In sum, only Defendant HireRight is a “consumer reporting agency,” and although the CCF is not a “consumer report,” the DAC report is a “consumer report.” The Court now turns to the FCRA claims against Defendants.
1. Plaintiff's Section 1681 i claims fail.
Section 1681i provides:
[I]f the completeness or accuracy of any item of information contained in a consumer's file at a consumer reporting agency is disputed by the consumer and the consumer notifies the agency directly, or indirectly through a reseller, of such dispute, the agency shall, free of charge, conduct a reasonable reinvestigation to determine whether the disputed information is inaccurate and record the current status of the disputed information, or delete the item from the file in accordance with paragraph (5), before the end of the 30-day period beginning on the date on which the agency receives the notice of the dispute from the consumer or reseller.Id. § 1681i(a)(1)(A).

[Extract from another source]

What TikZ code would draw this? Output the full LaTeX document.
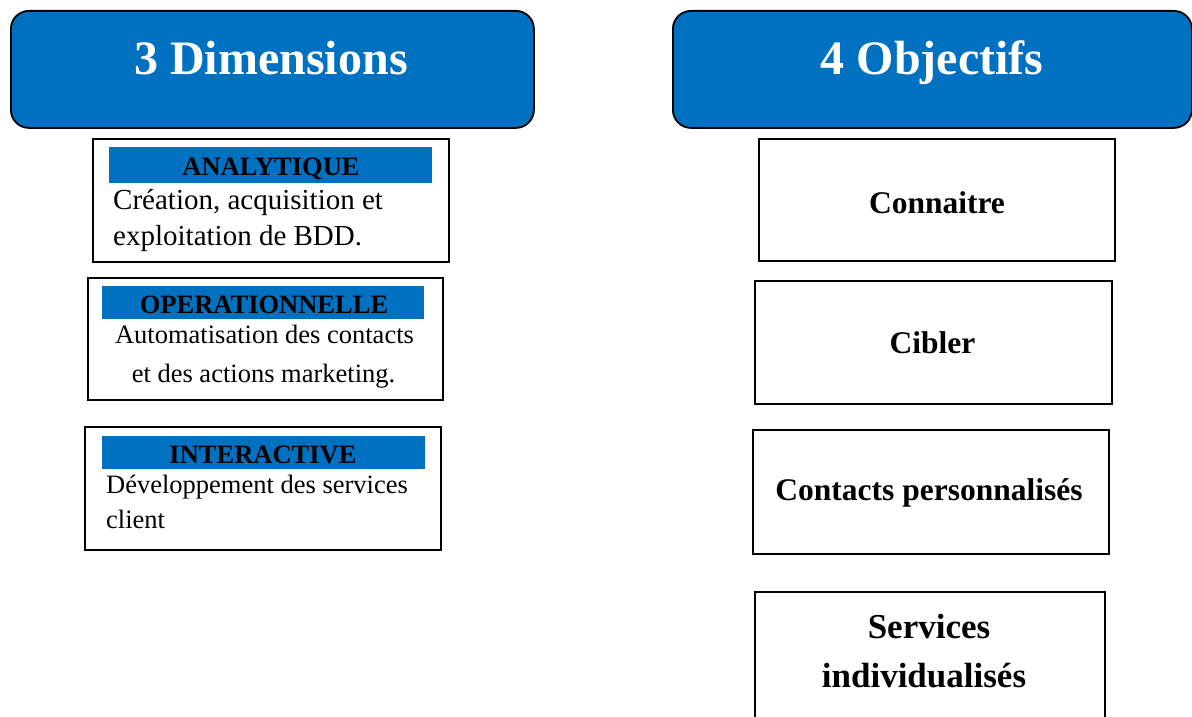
\documentclass[tikz,border=0pt]{standalone}
\usepackage{fontspec}
\setmainfont{Liberation Serif}
\definecolor{bandblue}{HTML}{0070C0}
\tikzset{
  header/.style={draw=black, fill=bandblue, line width=1.8pt, rounded corners=18pt,
                 anchor=north west, inner sep=0pt},
  card/.style={draw=black, line width=1.8pt, fill=white, anchor=north west, inner sep=0pt},
  band/.style={fill=bandblue, anchor=north west, inner sep=0pt},
  title/.style={text=white, font=\bfseries\fontsize{48}{56}\selectfont, anchor=base, inner sep=0pt},
  bandlabel/.style={font=\bfseries\fontsize{26.5}{30}\selectfont, anchor=base, inner sep=0pt},
  body/.style={font=\fontsize{26.5}{30}\selectfont, inner sep=0pt},
  bodybig/.style={font=\fontsize{29}{33}\selectfont, inner sep=0pt},
  goal/.style={font=\bfseries\fontsize{31.5}{36}\selectfont, anchor=base, inner sep=0pt},
  goalbig/.style={font=\bfseries\fontsize{35}{40}\selectfont, anchor=base, inner sep=0pt},
}
\begin{document}
\begin{tikzpicture}[x=1pt, y=-1pt]
  \path[use as bounding box] (0,0) rectangle (1192,717);
  \clip (0,0) rectangle (1192,717);

  % headers
  \node[header, minimum width=523pt, minimum height=117pt] (hdim) at (10,10) {};
  \node[header, minimum width=519pt, minimum height=117pt] (hobj) at (672,10) {};
  \node[title] (tdim) at (271,75) {3 Dimensions};
  \node[title] (tobj) at (932,75) {4 Objectifs};

  % left column: the three dimensions
  \node[card, minimum width=356pt, minimum height=123pt] (ana) at (92,138) {};
  \node[band, minimum width=323pt, minimum height=36pt] (anaband) at (109,147) {};
  \node[bandlabel] (analbl) at (271,175) {ANALYTIQUE};
  \node[bodybig, anchor=base west] (ana1) at (113,209) {Création, acquisition et};
  \node[bodybig, anchor=base west] (ana2) at (113,245) {exploitation de BDD.};

  \node[card, minimum width=355pt, minimum height=122pt] (ope) at (87,277) {};
  \node[band, minimum width=322pt, minimum height=33pt] (opeband) at (102,286) {};
  \node[bandlabel] (opelbl) at (264,313) {OPERATIONNELLE};
  \node[body, anchor=base] (ope1) at (264.5,343) {Automatisation des contacts};
  \node[body, anchor=base] (ope2) at (263.5,382) {et des actions marketing.};

  \node[card, minimum width=356pt, minimum height=123pt] (int) at (84,426) {};
  \node[band, minimum width=323pt, minimum height=33pt] (intband) at (102,436) {};
  \node[bandlabel] (intlbl) at (263,463) {INTERACTIVE};
  \node[body, anchor=base west] (int1) at (106,493) {Développement des services};
  \node[body, anchor=base west] (int2) at (106,528) {client};

  % right column: the four objectives
  \node[card, minimum width=356pt, minimum height=122pt] (con) at (758,138) {};
  \node[goal] (conlbl) at (937,213) {Connaitre};

  \node[card, minimum width=357pt, minimum height=123pt] (cib) at (754,280) {};
  \node[goal] (ciblbl) at (932.5,353) {Cibler};

  \node[card, minimum width=356pt, minimum height=124pt] (cpe) at (752,429) {};
  \node[goal] (cpelbl) at (929,500) {Contacts personnalisés};

  \node[card, minimum width=350pt, minimum height=160pt] (ser) at (754,591) {};
  \node[goalbig] (ser1) at (929,638) {Services};
  \node[goalbig] (ser2) at (924,687) {individualisés};
\end{tikzpicture}
\end{document}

Section 168li also provides:
Notwithstanding paragraph (1), a consumer reporting agency may terminate a reinvestigation of information disputed by a consumer under that paragraph if the agency reasonably determines that the dispute by the consumer is frivolous or irrelevant, including by reason of a failure by a consumer to provide sufficient information to investigate the disputed information.Id. § 1681i(a)(3).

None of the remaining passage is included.